Their exploration of the THF model underscores another practical drift: the real-space topology appears to reside mostly in the light, itinerant electrons rather than in the localized Wannier-like orbitals. This insight could influence how theorists build effective models of TBG and how experimentalists interpret transport and spectroscopic data, nudging the focus toward the conduction channels that ferry the topological texture across the moiré lattice.
Beyond the specifics of TBG and TMDs, the authors propose a framework that could be transported to other moiré families that share the right symmetry skeleton. In the hunt for new systems that host robust real-space topology, a few guiding principles emerge: keep the symmetry mix that protects the ensemble texture, ensure a spectral gap that stabilizes the two-band picture, and watch for layer- or sublattice-projected signals that STM can access. The broader implication is exciting: we might be watching electrons living in a real-space magnetism that doesn’t require a real magnetic field to materialize, and that magnetism could be as crucial to whether a moiré system superconducts, insulates, or forms new quantum liquids as the more familiar momentum-space topology.

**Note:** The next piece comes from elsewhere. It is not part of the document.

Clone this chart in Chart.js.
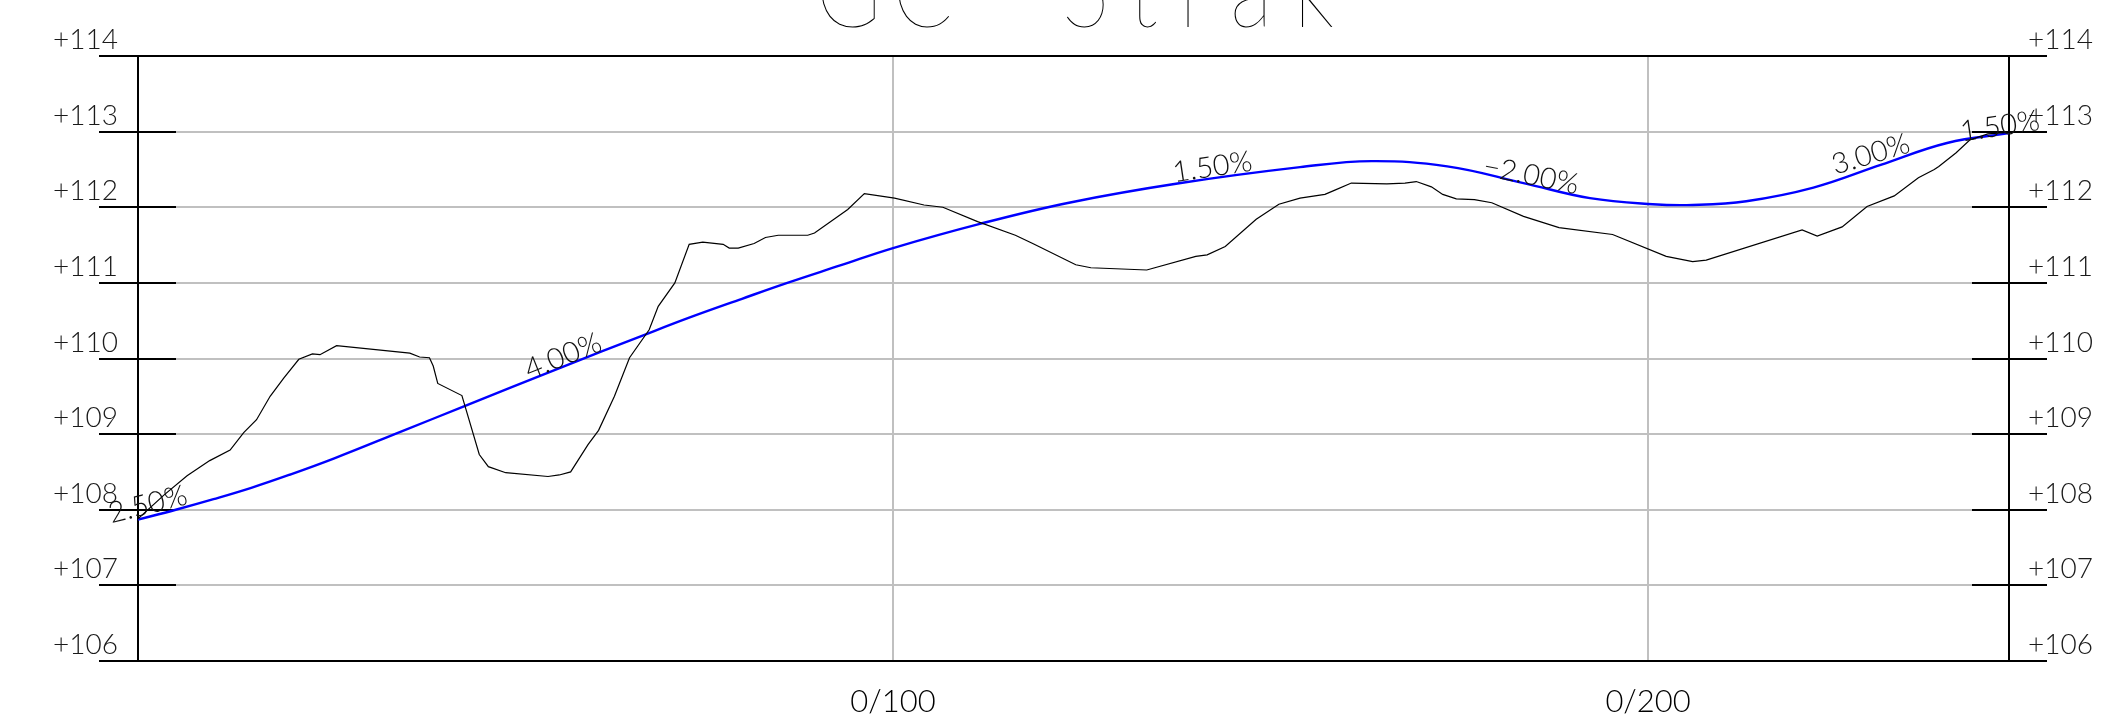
<!DOCTYPE html>
<html>
<head>
<meta charset="utf-8">
<title>GC - Strak</title>
<script src="https://cdn.jsdelivr.net/npm/chart.js@4"></script>
<style>
    body { margin: 0; background: #ffffff; }
    canvas { display: block; }
</style>
</head>
<body>
<canvas id="chart" width="2111" height="728"></canvas>
<script>
const chart1 = document.getElementById('chart');

const titleLeft = 'GC';
const titleRight = 'Strak';

// Existing ground (chainage, level)
const groundChainage = [0, 3.5, 6.5, 9.5, 12.2, 14.0, 15.7, 17.5, 19.3, 21.3, 23.1, 24.1, 26.3, 36.0, 37.3, 38.6, 39.1, 39.7,
    42.9, 45.2, 46.4, 48.7, 54.3, 55.8, 57.3, 59.6, 61.0, 63.1, 65.1, 67.7, 68.9, 71.1, 73.0, 74.8, 77.5, 78.3, 79.5,
    81.6, 83.1, 84.8, 88.7, 89.6, 94.0, 96.2, 100.2, 104.1, 106.6, 111.2, 116.2, 118.5, 124.2, 126.2, 133.6, 140.1,
    141.6, 144.0, 148.1, 151.1, 153.9, 157.2, 158.6, 160.7, 165.4, 167.8, 169.3, 171.3, 172.8, 174.6, 177.0, 179.3,
    183.5, 188.2, 195.3, 202.4, 205.9, 207.7, 220.4, 222.4, 225.7, 229.0, 232.6, 235.8, 237.9, 238.5, 240.8, 242.6,
    245.0, 247.8];
const groundLevel = [107.88, 108.20, 108.45, 108.65, 108.79, 109.02, 109.19, 109.50, 109.74, 109.99, 110.06, 110.05, 110.17,
    110.07, 110.02, 110.01, 109.90, 109.67, 109.51, 108.73, 108.57, 108.49, 108.44, 108.46, 108.50, 108.86, 109.05,
    109.50, 110.01, 110.38, 110.69, 111.00, 111.51, 111.54, 111.51, 111.46, 111.46, 111.52, 111.60, 111.63, 111.63,
    111.66, 111.97, 112.18, 112.12, 112.03, 112.00, 111.81, 111.63, 111.52, 111.24, 111.20, 111.17, 111.35, 111.37,
    111.48, 111.84, 112.04, 112.12, 112.17, 112.23, 112.32, 112.31, 112.32, 112.34, 112.27, 112.17, 112.11, 112.10,
    112.06, 111.88, 111.73, 111.64, 111.35, 111.28, 111.30, 111.70, 111.62, 111.74, 112.01, 112.15, 112.39, 112.50,
    112.54, 112.72, 112.89, 112.97, 112.99];

// Design profile (chainage, level)
const designChainage = [0, 5, 10, 15, 20, 26, 35, 43, 56, 67, 73, 80, 86, 93, 100, 111.5, 123.3,
    138.1, 153.9, 163.4, 173.4, 183.5, 192.3, 200.6, 205.9, 213.0, 221.9, 230.8, 239.6, 247.8];
const designLevel = [107.87, 108.00, 108.14, 108.29, 108.46, 108.68, 109.04, 109.36, 109.88, 110.31, 110.54, 110.79,
    111.00, 111.23, 111.46, 111.78, 112.06, 112.32, 112.53, 112.61, 112.54, 112.32, 112.12, 112.04, 112.03, 112.08,
    112.26, 112.56, 112.85, 112.98];

// Grade labels along the design line
const gradeText = ['2.50%', '4.00%', '1.50%', '\u22122.00%', '3.00%', '1.50%'];
const gradeValue = [2.5, 4.0, 1.5, -2.0, 3.0, 1.5];
const gradeChainage = [1.3, 56.3, 142.3, 184.5, 229.5, 246.6];
const gradeLevel = [108.07, 110.03, 112.53, 112.42, 112.70, 113.07];

// Axis labels
const levelTicks = [106, 107, 108, 109, 110, 111, 112, 113, 114];
const chainageTicks = [100, 200];
const chainageLabels = ['0/100', '0/200'];

function toPoints(xs, ys) {
    return xs.map((x, i) => ({ x: x, y: ys[i] }));
}

// Function to draw a string squeezed horizontally and spread over a given span
function drawSpread(ctx, text, left, base, span, squeeze) {
    ctx.save();
    ctx.letterSpacing = '0px';
    const natural = ctx.measureText(text).width;
    const gap = text.length > 1 ? (span / squeeze - natural) / (text.length - 1) : 0;
    ctx.letterSpacing = gap.toFixed(1) + 'px';
    ctx.translate(left, base);
    ctx.scale(squeeze, 1);
    ctx.fillText(text, 0, 0);
    ctx.restore();
}

// Plugin for the frame, tick marks, labels and title (CAD style)
const profileDecor = {
    id: 'profileDecor',
    beforeDatasetsDraw(chart) {
        const ctx = chart.ctx;
        const area = chart.chartArea;
        const yScale = chart.scales.y;
        ctx.save();
        ctx.strokeStyle = '#000000';
        ctx.lineWidth = 2;
        ctx.strokeRect(area.left, area.top, area.right - area.left, area.bottom - area.top);

        // tick marks both sides
        levelTicks.forEach((v) => {
            const py = Math.round(yScale.getPixelForValue(v));
            ctx.beginPath();
            ctx.moveTo(area.left - 39, py);
            ctx.lineTo(area.left + 38, py);
            ctx.moveTo(area.right - 37, py);
            ctx.lineTo(area.right + 38, py);
            ctx.stroke();
        });
        ctx.restore();
    },
    afterDatasetsDraw(chart) {
        const ctx = chart.ctx;
        const area = chart.chartArea;
        const xScale = chart.scales.x;
        const yScale = chart.scales.y;
        ctx.save();

        // level labels
        ctx.fillStyle = '#1a1a1a';
        ctx.font = '300 28px Lato, "DejaVu Sans", sans-serif';
        ctx.textBaseline = 'alphabetic';
        levelTicks.forEach((v) => {
            const py = yScale.getPixelForValue(v);
            ctx.textAlign = 'right';
            ctx.fillText('+' + v, area.left - 20, py - 7);
            ctx.textAlign = 'left';
            ctx.fillText('+' + v, area.right + 19, py - 7);
        });

        // chainage labels
        ctx.fillStyle = '#000000';
        ctx.font = '300 31px Lato, "DejaVu Sans", sans-serif';
        ctx.textAlign = 'center';
        chainageTicks.forEach((c, i) => {
            ctx.fillText(chainageLabels[i], xScale.getPixelForValue(c), area.bottom + 51);
        });

        // grade labels, rotated to the exaggerated slope
        const pxPerM = xScale.getPixelForValue(1) - xScale.getPixelForValue(0);
        const pyPerM = yScale.getPixelForValue(106) - yScale.getPixelForValue(107);
        ctx.font = '300 29px Lato, "DejaVu Sans", sans-serif';
        ctx.fillStyle = '#111111';
        ctx.textBaseline = 'middle';
        gradeText.forEach((t, i) => {
            const angle = Math.atan(gradeValue[i] / 100 * pyPerM / pxPerM);
            ctx.save();
            ctx.translate(xScale.getPixelForValue(gradeChainage[i]), yScale.getPixelForValue(gradeLevel[i]));
            ctx.rotate(-angle);
            ctx.fillText(t, 0, 0);
            ctx.restore();
        });

        // title, cut by the top edge
        ctx.font = '100 112px Lato, "DejaVu Sans", sans-serif';
        ctx.textAlign = 'left';
        ctx.textBaseline = 'alphabetic';
        ctx.fillStyle = '#000000';
        drawSpread(ctx, titleLeft, 815, 27, 138, 0.8);
        drawSpread(ctx, '-', 990, 27, 30, 0.8);
        drawSpread(ctx, titleRight, 1062, 27, 272, 0.8);
        ctx.restore();
    }
};

new Chart(chart1, {
    type: 'line',
    data: {
        datasets: [
            {
                label: 'Ground',
                data: toPoints(groundChainage, groundLevel),
                borderColor: '#000000',
                borderWidth: 1.2,
                pointRadius: 0,
                tension: 0,
            },
            {
                label: 'Design',
                data: toPoints(designChainage, designLevel),
                borderColor: '#0000ff',
                borderWidth: 2.4,
                pointRadius: 0,
                tension: 0.4,
            },
        ],
    },
    options: {
        responsive: false,
        animation: false,
        devicePixelRatio: 1,
        layout: {
            padding: { left: 138, right: 102, top: 56, bottom: 67 },
        },
        plugins: {
            legend: { display: false },
            tooltip: { enabled: false },
        },
        scales: {
            x: {
                type: 'linear',
                min: 0,
                max: 247.8,
                ticks: { display: false, stepSize: 100 },
                grid: { color: '#c0c0c0', lineWidth: 2, drawTicks: false },
                border: { display: false },
            },
            y: {
                type: 'linear',
                min: 106,
                max: 114,
                ticks: { display: false, stepSize: 1 },
                grid: { color: '#c0c0c0', lineWidth: 2, drawTicks: false },
                border: { display: false },
            },
        },
    },
    plugins: [profileDecor],
});
</script>
</body>
</html>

In the end, the work reminds us that quantum materials don’t always reveal their secrets in the simplest, most obvious way. When you zoom out from a single Bloch wave to the orchestra of states that fills an energy band, the geometry of the wavefunctions can stitch together a robust, physically meaningful texture. The real-space Chern number of ensembles is not just a mathematical curiosity; it’s a practical, testable descriptor of a hidden physics that could shape the way electrons dance in the next generation of quantum materials.
Bottom line: moiré systems host a robust, ensemble-driven real-space topology that behaves like a fictitious magnetic field. Symmetry guards this topology even when individual states are fragile, and experimental probes like STM stand a real chance of mapping it. The finding reframes how we think about topology in twisted materials—from delicate, finely tuned quirks to resilient textures written into the fabric of the ensemble of states.